Repeat, exactly and completely, the material that follows. Omit the pictures.
===============
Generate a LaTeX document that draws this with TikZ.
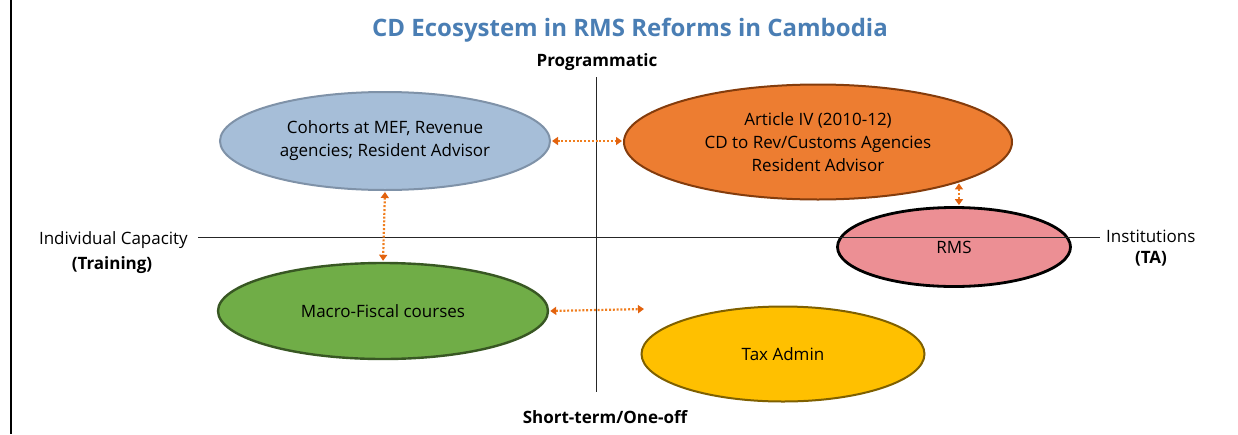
\documentclass[tikz,border=0pt]{standalone}
\usepackage{fontspec}
\setmainfont{Open Sans}
\usetikzlibrary{arrows.meta,shapes.geometric,calc}
\definecolor{titleblue}{HTML}{4A7EB4}
\definecolor{bluefill}{HTML}{A6BED8}
\definecolor{blueedge}{HTML}{7F92A8}
\definecolor{orangefill}{HTML}{ED7D31}
\definecolor{orangeedge}{HTML}{843C0C}
\definecolor{pinkfill}{HTML}{EC8F94}
\definecolor{greenfill}{HTML}{70AD47}
\definecolor{greenedge}{HTML}{385723}
\definecolor{yellowfill}{HTML}{FFC000}
\definecolor{yellowedge}{HTML}{7F6000}
\definecolor{arrowor}{HTML}{F07E1E}
\definecolor{arrowhead}{HTML}{E2620E}
\tikzset{
  blob/.style={ellipse, inner sep=0pt, align=center, font=\fontsize{17}{23}\selectfont},
  axislab/.style={inner sep=0pt, font=\fontsize{17}{20}\selectfont},
  axisbold/.style={inner sep=0pt, font=\fontsize{17}{20}\selectfont\bfseries},
  axisline/.style={draw=black!85, line width=1pt},
  link/.style={draw=arrowor, line width=2.2pt, dash pattern=on 2pt off 1.8pt,
    {Triangle[length=6pt,width=8pt,color=arrowhead]}-{Triangle[length=6pt,width=8pt,color=arrowhead]}, shorten <=1pt, shorten >=1pt},
}
\begin{document}
\begin{tikzpicture}[x=1pt,y=-1pt]
\useasboundingbox (0,0) rectangle (1238,434);
\draw[line width=2pt] (11,0) -- (11,434);
% title
\node[inner sep=0pt, font=\fontsize{24}{28}\selectfont\bfseries, text=titleblue] (title) at (630,30) {CD Ecosystem in RMS Reforms in Cambodia};
% axis labels
\node[axisbold] (prog) at (597,62) {Programmatic};
\node[axisbold] (short) at (605,417) {Short-term/One-off};
\node[axislab, anchor=east] (indiv) at (188,240) {Individual Capacity};
\node[axisbold] (train) at (112,265) {(Training)};
\node[axislab, anchor=west] (inst) at (1106,236) {Institutions};
\node[axisbold] (ta) at (1151,259) {(TA)};
% ellipses
\node[blob, fill=bluefill, draw=blueedge, line width=2pt, minimum width=330pt, minimum height=98pt] (blue) at (385,141) {Cohorts at MEF, Revenue\\agencies; Resident Advisor};
\node[blob, fill=orangefill, draw=orangeedge, line width=2pt, minimum width=388pt, minimum height=115pt] (orange) at (818,142) {Article IV (2010-12)\\CD to Rev/Customs Agencies\\Resident Advisor};
\node[blob, fill=pinkfill, draw=black, line width=2.8pt, minimum width=233pt, minimum height=79pt] (rms) at (954,247) {RMS};
\node[blob, fill=greenfill, draw=greenedge, line width=2.4pt, minimum width=330pt, minimum height=96pt] (green) at (383,311) {Macro-Fiscal courses};
\node[blob, fill=yellowfill, draw=yellowedge, line width=2pt, minimum width=283pt, minimum height=95pt] (yellow) at (783,354) {Tax Admin};
% axes
\coordinate (hL) at (198,237);
\coordinate (hR) at (1100,237);
\coordinate (vT) at (596,77);
\coordinate (vB) at (596,392);
\draw[axisline] (hL) -- (hR);
\draw[axisline] (vT) -- (vB);
% links
\coordinate (gEnd) at (645,309);
\draw[link] (blue.east) -- (blue.east -| orange.west);
\draw[link] (blue.south) -- (green.north);
\draw[link] (orange.-16.7) -- (orange.-16.7 |- rms.north);
\draw[link] (green.east) -- (gEnd);
\end{tikzpicture}
\end{document}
===============
## Result:
Generate a LaTeX document that draws this with TikZ.
\documentclass[tikz,border=0pt]{standalone}
\usepackage{fontspec}
\setmainfont{Open Sans}
\usetikzlibrary{arrows.meta,shapes.geometric,calc}
\definecolor{titleblue}{HTML}{4A7EB4}
\definecolor{bluefill}{HTML}{A6BED8}
\definecolor{blueedge}{HTML}{7F92A8}
\definecolor{orangefill}{HTML}{ED7D31}
\definecolor{orangeedge}{HTML}{843C0C}
\definecolor{pinkfill}{HTML}{EC8F94}
\definecolor{greenfill}{HTML}{70AD47}
\definecolor{greenedge}{HTML}{385723}
\definecolor{yellowfill}{HTML}{FFC000}
\definecolor{yellowedge}{HTML}{7F6000}
\definecolor{arrowor}{HTML}{F07E1E}
\definecolor{arrowhead}{HTML}{E2620E}
\tikzset{
  blob/.style={ellipse, inner sep=0pt, align=center, font=\fontsize{17}{23}\selectfont},
  axislab/.style={inner sep=0pt, font=\fontsize{17}{20}\selectfont},
  axisbold/.style={inner sep=0pt, font=\fontsize{17}{20}\selectfont\bfseries},
  axisline/.style={draw=black!85, line width=1pt},
  link/.style={draw=arrowor, line width=2.2pt, dash pattern=on 2pt off 1.8pt,
    {Triangle[length=6pt,width=8pt,color=arrowhead]}-{Triangle[length=6pt,width=8pt,color=arrowhead]}, shorten <=1pt, shorten >=1pt},
}
\begin{document}
\begin{tikzpicture}[x=1pt,y=-1pt]
\useasboundingbox (0,0) rectangle (1238,434);
\draw[line width=2pt] (11,0) -- (11,434);
% title
\node[inner sep=0pt, font=\fontsize{24}{28}\selectfont\bfseries, text=titleblue] (title) at (630,30) {CD Ecosystem in RMS Reforms in Cambodia};
% axis labels
\node[axisbold] (prog) at (597,62) {Programmatic};
\node[axisbold] (short) at (605,417) {Short-term/One-off};
\node[axislab, anchor=east] (indiv) at (188,240) {Individual Capacity};
\node[axisbold] (train) at (112,265) {(Training)};
\node[axislab, anchor=west] (inst) at (1106,236) {Institutions};
\node[axisbold] (ta) at (1151,259) {(TA)};
% ellipses
\node[blob, fill=bluefill, draw=blueedge, line width=2pt, minimum width=330pt, minimum height=98pt] (blue) at (385,141) {Cohorts at MEF, Revenue\\agencies; Resident Advisor};
\node[blob, fill=orangefill, draw=orangeedge, line width=2pt, minimum width=388pt, minimum height=115pt] (orange) at (818,142) {Article IV (2010-12)\\CD to Rev/Customs Agencies\\Resident Advisor};
\node[blob, fill=pinkfill, draw=black, line width=2.8pt, minimum width=233pt, minimum height=79pt] (rms) at (954,247) {RMS};
\node[blob, fill=greenfill, draw=greenedge, line width=2.4pt, minimum width=330pt, minimum height=96pt] (green) at (383,311) {Macro-Fiscal courses};
\node[blob, fill=yellowfill, draw=yellowedge, line width=2pt, minimum width=283pt, minimum height=95pt] (yellow) at (783,354) {Tax Admin};
% axes
\coordinate (hL) at (198,237);
\coordinate (hR) at (1100,237);
\coordinate (vT) at (596,77);
\coordinate (vB) at (596,392);
\draw[axisline] (hL) -- (hR);
\draw[axisline] (vT) -- (vB);
% links
\coordinate (gEnd) at (645,309);
\draw[link] (blue.east) -- (blue.east -| orange.west);
\draw[link] (blue.south) -- (green.north);
\draw[link] (orange.-16.7) -- (orange.-16.7 |- rms.north);
\draw[link] (green.east) -- (gEnd);
\end{tikzpicture}
\end{document}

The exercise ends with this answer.